Se rajoute à cette ressemblance entre certains personnages et entre certaines situations un lien entre les deux romans qui passe par les signifiants des noms des personnages ou par la lettre. Dans The Collector après la mort de son père et après avoir été abandonné par sa mère, Clegg est accueilli chez son oncle qui s’appelle Dick et qui jouait auprès de lui le rôle de père. Mais celui-ci meurt prématurément, enlevant à Clegg tout espoir de trouver sa place dans la constellation de sa famille d’adoption. Un lien plus ténu semble lier Rebecca/Fanny au personnage féminin de The Collector : Son surnom dans la maison close où elle travaillait est “the Maid”, combinaison des deux premières et des deux dernières lettres de Miranda.

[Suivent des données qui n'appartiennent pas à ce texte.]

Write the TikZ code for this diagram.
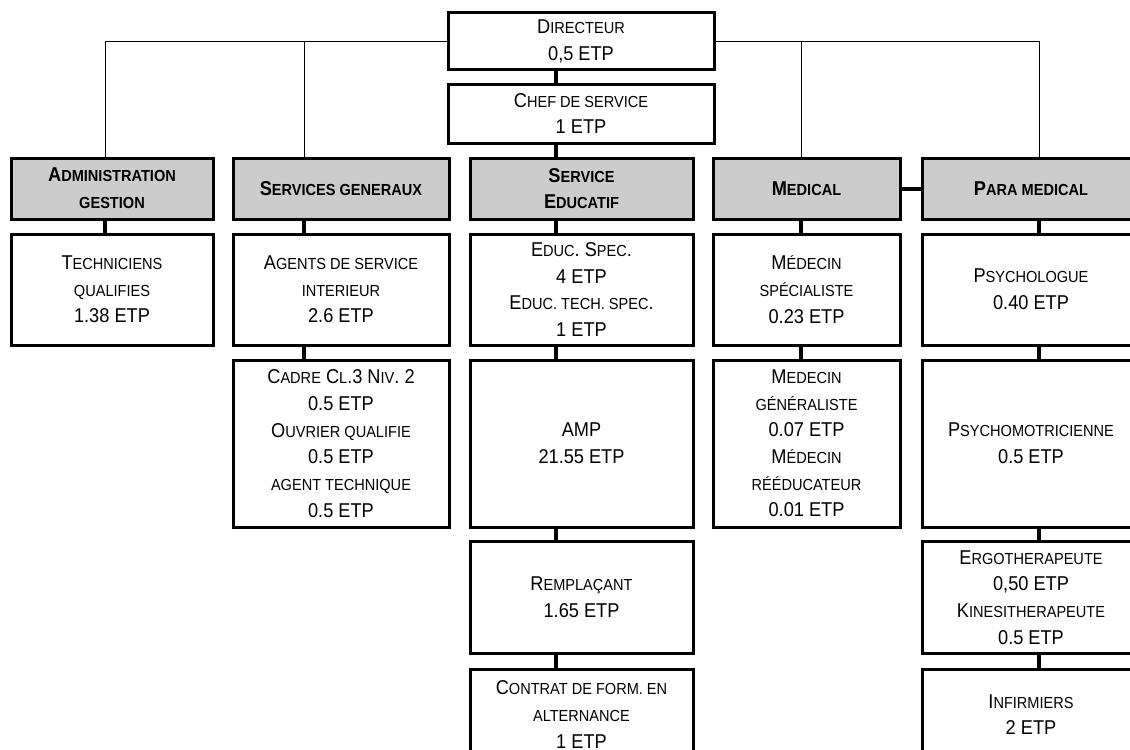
\documentclass[tikz,border=0pt]{standalone}
\usepackage{fontspec}
\setmainfont{Liberation Sans}[FakeStretch=0.91]
\definecolor{headgray}{HTML}{CCCCCC}
\newcommand\sm[1]{{\fontsize{12}{20}\selectfont #1}}
\begin{document}
\begin{tikzpicture}[x=0.75pt,y=-0.75pt,
  box/.style={draw, line width=2.25pt, fill=white, align=center, inner sep=0pt,
    font=\fontsize{15}{20}\selectfont},
  head/.style={box, fill=headgray, font=\bfseries\fontsize{15}{20}\selectfont},
  sz/.style n args={2}{minimum width=#1*0.75pt, minimum height=#2*0.75pt},
  thinline/.style={line width=0.75pt},
  thickline/.style={line width=3pt}]
\useasboundingbox (0,0) rectangle (1130,749);
\clip (0,0) rectangle (1130,749);
\fill[white] (0,0) rectangle (1130,749);

\coordinate (ca) at (105,0);
\coordinate (cb) at (304,0);
\coordinate (cc) at (556,0);
\coordinate (cd) at (801,0);
\coordinate (ce) at (1039,0);

% top
\node[box, sz={266}{57}] (dir) at (581,41.5) {D\sm{IRECTEUR}\\0,5 ETP};
\node[box, sz={266}{59}] (chef) at (581,113.5) {C\sm{HEF DE SERVICE}\\1 ETP};

% headers
\node[head, sz={202}{61}] (adm) at (112,188.5) {A\sm{DMINISTRATION}\\\sm{GESTION}};
\node[head, sz={216}{61}] (sg) at (341,188.5) {S\sm{ERVICES GENERAUX}};
\node[head, sz={223}{61}] (edu) at (581.5,188.5) {S\sm{ERVICE}\\E\sm{DUCATIF}};
\node[head, sz={187}{61}] (med) at (806.5,188.5) {M\sm{EDICAL}};
\node[head, sz={218}{61}] (para) at (1031,188.5) {P\sm{ARA MEDICAL}};

% row 2
\node[box, sz={202}{111}] (tech) at (112,289.5) {T\sm{ECHNICIENS}\\\sm{QUALIFIES}\\1.38 ETP};
\node[box, sz={216}{111}] (agents) at (341,289.5) {A\sm{GENTS DE SERVICE}\\\sm{INTERIEUR}\\2.6 ETP};
\node[box, sz={223}{111}] (educ) at (581.5,289.5) {E\sm{DUC}. S\sm{PEC}.\\4 ETP\\E\sm{DUC. TECH. SPEC}.\\1 ETP};
\node[box, sz={187}{111}] (medspec) at (806.5,289.5) {M\sm{ÉDECIN}\\\sm{SPÉCIALISTE}\\0.23 ETP};
\node[box, sz={218}{111}] (psycho) at (1031,289.5) {P\sm{SYCHOLOGUE}\\0.40 ETP};

% row 3
\node[box, sz={216}{167}] (cadre) at (341,443.5) {C\sm{ADRE} C\sm{L}.3 N\sm{IV}. 2\\0.5 ETP\\O\sm{UVRIER QUALIFIE}\\0.5 ETP\\\sm{AGENT TECHNIQUE}\\0.5 ETP};
\node[box, sz={223}{167}] (amp) at (581.5,443.5) {AMP\\21.55 ETP};
\node[box, sz={187}{167}] (medgen) at (806.5,443.5) {M\sm{EDECIN}\\\sm{GÉNÉRALISTE}\\0.07 ETP\\M\sm{ÉDECIN}\\\sm{RÉÉDUCATEUR}\\0.01 ETP};
\node[box, sz={218}{167}] (psychomot) at (1031,443.5) {P\sm{SYCHOMOTRICIENNE}\\0.5 ETP};

% row 4
\node[box, sz={223}{112}] (rempl) at (581.5,597.5) {R\sm{EMPLAÇANT}\\1.65 ETP};
\node[box, sz={218}{112}] (ergo) at (1031,597.5) {E\sm{RGOTHERAPEUTE}\\0,50 ETP\\K\sm{INESITHERAPEUTE}\\0.5 ETP};

% row 5
\node[box, sz={223}{91}] (contrat) at (581.5,714.5) {C\sm{ONTRAT DE FORM. EN}\\\sm{ALTERNANCE}\\1 ETP};
\node[box, sz={218}{91}] (infirm) at (1031,714.5) {I\sm{NFIRMIERS}\\2 ETP};

% thin connectors from Directeur
\draw[thinline] (dir.west) -- (dir.west -| ca) -- (adm.north -| ca);
\draw[thinline] (dir.west -| cb) -- (sg.north -| cb);
\draw[thinline] (dir.east) -- (dir.east -| ce) -- (para.north -| ce);
\draw[thinline] (dir.east -| cd) -- (med.north -| cd);

% thick connectors
\draw[thickline] (dir.south -| cc) -- (chef.north -| cc);
\draw[thickline] (chef.south -| cc) -- (edu.north -| cc);
\draw[thickline] (edu.south -| cc) -- (educ.north -| cc);
\draw[thickline] (educ.south -| cc) -- (amp.north -| cc);
\draw[thickline] (amp.south -| cc) -- (rempl.north -| cc);
\draw[thickline] (rempl.south -| cc) -- (contrat.north -| cc);

\draw[thickline] (adm.south -| ca) -- (tech.north -| ca);
\draw[thickline] (sg.south -| cb) -- (agents.north -| cb);
\draw[thickline] (agents.south -| cb) -- (cadre.north -| cb);

\draw[thickline] (med.south -| cd) -- (medspec.north -| cd);
\draw[thickline] (medspec.south -| cd) -- (medgen.north -| cd);
\draw[thickline] (med.east) -- (para.west);

\draw[thickline] (para.south -| ce) -- (psycho.north -| ce);
\draw[thickline] (psycho.south -| ce) -- (psychomot.north -| ce);
\draw[thickline] (psychomot.south -| ce) -- (ergo.north -| ce);
\draw[thickline] (ergo.south -| ce) -- (infirm.north -| ce);
\end{tikzpicture}
\end{document}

Cette série d’échos, non exhaustive, fait apparaître A Maggot comme un supplément qui non seulement s’ajoute aux romans précédents mais provisoirement les remplace, en raison même de ce que nous avons appelé l’esthétique de l’inachevé qui caractérise toute la production littéraire de John Fowles. Sa place, provisoire, de dernier roman, qui pourrait signaler la fin d’un parcours, nous incite à lui prêter une attention particulière.

Notes
160.

John Fowles, A Maggot, (London, Jonathan Cape, 1985 p. 128). Les références de page entre parenthèses renvoient toutes à cette édition.

161.

Dans sa déposition, la servante de l’auberge où les voyageurs ont passé la nuit avant de disparaître fait savoir que Farthing tentait de peindre une image effrayante de Dick : “That he did speak evil of the other man called Dick, at supper, that he was half beast and would have his wicked way with us if he had his chance.” (p. 88).